On startup, all input json files will be loaded and monitoring will be setup.

This application will not register any interfaces on D-Bus but will subscribe to systemd dbus signals for JobRemoved. sdeventplus will be used for all D-Bus communication.

For additional debug, the errors may be registered with the BMC Dump function to ensure the cause of the failure can be determined. This requires the errors logged by this service be put into phosphor-debug-errors/errors_watch.yaml.

Alternatives Considered

Targets have an OnError directive. Could put the error logging logic within that path but it introduces more complexity to OpenBMC systemd usage which is already quite complicated.
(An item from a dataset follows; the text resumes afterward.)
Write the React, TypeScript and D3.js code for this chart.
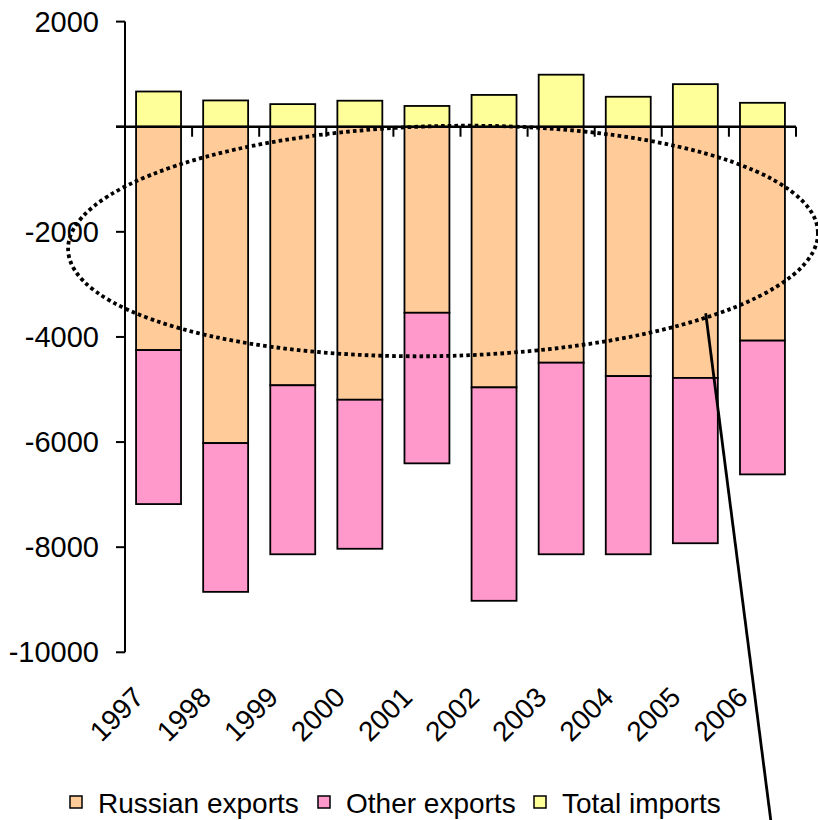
import React from "react";
import * as d3 from "d3";

const years = ["1997", "1998", "1999", "2000", "2001", "2002", "2003", "2004", "2005", "2006"];
const russianExports = [-4250, -6020, -4920, -5195, -3540, -4960, -4490, -4745, -4780, -4070];
const otherExports = [-2930, -2830, -3215, -2835, -2865, -4060, -3645, -3390, -3145, -2545];
const totalImports = [670, 500, 430, 495, 395, 605, 990, 570, 810, 455];
const yTicks = [2000, 0, -2000, -4000, -6000, -8000, -10000];
const yTickLabels = ["2000", "", "-2000", "-4000", "-6000", "-8000", "-10000"];
const seriesNames = ["Russian exports", "Other exports", "Total imports"];
const seriesKeys = ["russian", "other", "imports"];
const colors = ["#FFCC99", "#FF99CC", "#FFFF99"];

const W = 818;
const H = 820;
const FONT = "'Liberation Sans', Arial, sans-serif";

export default function App() {
  const x = d3
    .scaleBand<string>()
    .domain(years)
    .range([125, 796])
    .paddingInner(0.33)
    .paddingOuter(0.165);
  const y = d3.scaleLinear().domain([-10000, 2000]).range([652.3, 21.6]);

  const rows = years.map((yr, i) => ({
    year: yr,
    russian: russianExports[i],
    other: otherExports[i],
    imports: totalImports[i],
  }));
  const stack = d3.stack<any>().keys(seriesKeys).offset(d3.stackOffsetDiverging);
  const layers = stack(rows);

  const step = x.step();
  const x0 = 125;
  const y0 = y(0);

  const legendItems = [
    { sx: 70, tx: 98 },
    { sx: 318, tx: 346 },
    { sx: 534, tx: 562 },
  ];

  return (
    <svg
      width={W}
      height={H}
      style={{ position: "absolute", left: 0, top: 0, display: "block", background: "#fff" }}
      fontFamily={FONT}
    >
      {/* bars */}
      {layers.map((layer, li) => (
        <g key={layer.key} fill={colors[li]} stroke="#000" strokeWidth={1.8}>
          {layer.map((d: any, i: number) => {
            const top = y(Math.max(d[0], d[1]));
            const bot = y(Math.min(d[0], d[1]));
            return (
              <rect
                key={i}
                x={x(years[i])}
                y={top}
                width={x.bandwidth()}
                height={Math.max(0, bot - top)}
              />
            );
          })}
        </g>
      ))}

      {/* y axis */}
      <line x1={x0} x2={x0} y1={y(2000)} y2={y(-10000)} stroke="#000" strokeWidth={2} />
      {yTicks.map((t, i) => (
        <g key={t}>
          <line x1={x0 - 9} x2={x0} y1={y(t)} y2={y(t)} stroke="#000" strokeWidth={2} />
          <text
            x={99}
            y={y(t)}
            textAnchor="end"
            dominantBaseline="central"
            fontSize={29}
            fill="#000"
          >
            {yTickLabels[i]}
          </text>
        </g>
      ))}

      {/* zero category axis */}
      <line x1={x0 - 9} x2={796} y1={y0} y2={y0} stroke="#000" strokeWidth={2.4} />
      {d3.range(years.length + 1).map((i) => (
        <line
          key={i}
          x1={x0 + i * step}
          x2={x0 + i * step}
          y1={y0}
          y2={y0 + 10}
          stroke="#000"
          strokeWidth={2}
        />
      ))}

      {/* x labels */}
      {years.map((yr) => {
        const cx = (x(yr) as number) + x.bandwidth() / 2;
        const px = cx - 13;
        const py = 699;
        return (
          <text
            key={yr}
            x={px}
            y={py}
            textAnchor="end"
            fontSize={28}
            transform={`rotate(-45 ${px} ${py})`}
            fill="#000"
          >
            {yr}
          </text>
        );
      })}

      {/* dotted ellipse annotation */}
      <ellipse
        cx={443}
        cy={241}
        rx={375}
        ry={115}
        transform="rotate(-1.3 443 241)"
        fill="none"
        stroke="#000"
        strokeWidth={3.8}
        strokeDasharray="3.6 3.2"
      />

      {/* pointer line */}
      <line x1={705.7} y1={313.3} x2={771} y2={822} stroke="#000" strokeWidth={2.8} />

      {/* legend */}
      {seriesNames.map((name, i) => (
        <g key={name}>
          <rect
            x={legendItems[i].sx}
            y={796}
            width={12}
            height={12}
            fill={colors[i]}
            stroke="#000"
            strokeWidth={1.5}
          />
          <text x={legendItems[i].tx} y={803} dominantBaseline="central" fontSize={28} fill="#000">
            {name}
          </text>
        </g>
      ))}
    </svg>
  );
}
Could implement this within the existing state manager applications since they are already monitoring some of these targets. The standalone application and generic capability to monitor any target was chosen as a better option.

Impacts

A phosphor-logging event will be logged when one of the targets listed above fails. This will be viewable by owners of the system. There may be situations where two logs are generated for the same issue. For example, if the power application detects an issue during power on and logs it to phosphor-logging and then returns non zero to systemd, the target that service is a part of will also fail and the code logic defined in this design will also log an error.

The thought is that two errors are better than none. Also, there is a plugin architecture being defined for phosphor-logging. The user could monitor for that first error within the phosphor-logging plugin architecture and as a defined action, cancel the systemd target. A target status of canceled will not result in phosphor-state-manager generating an error.

Testing

Need to cause all targets mentioned within this design to fail. They should fail for each of the reasons defined within this design and the error generated for each scenario should be verified.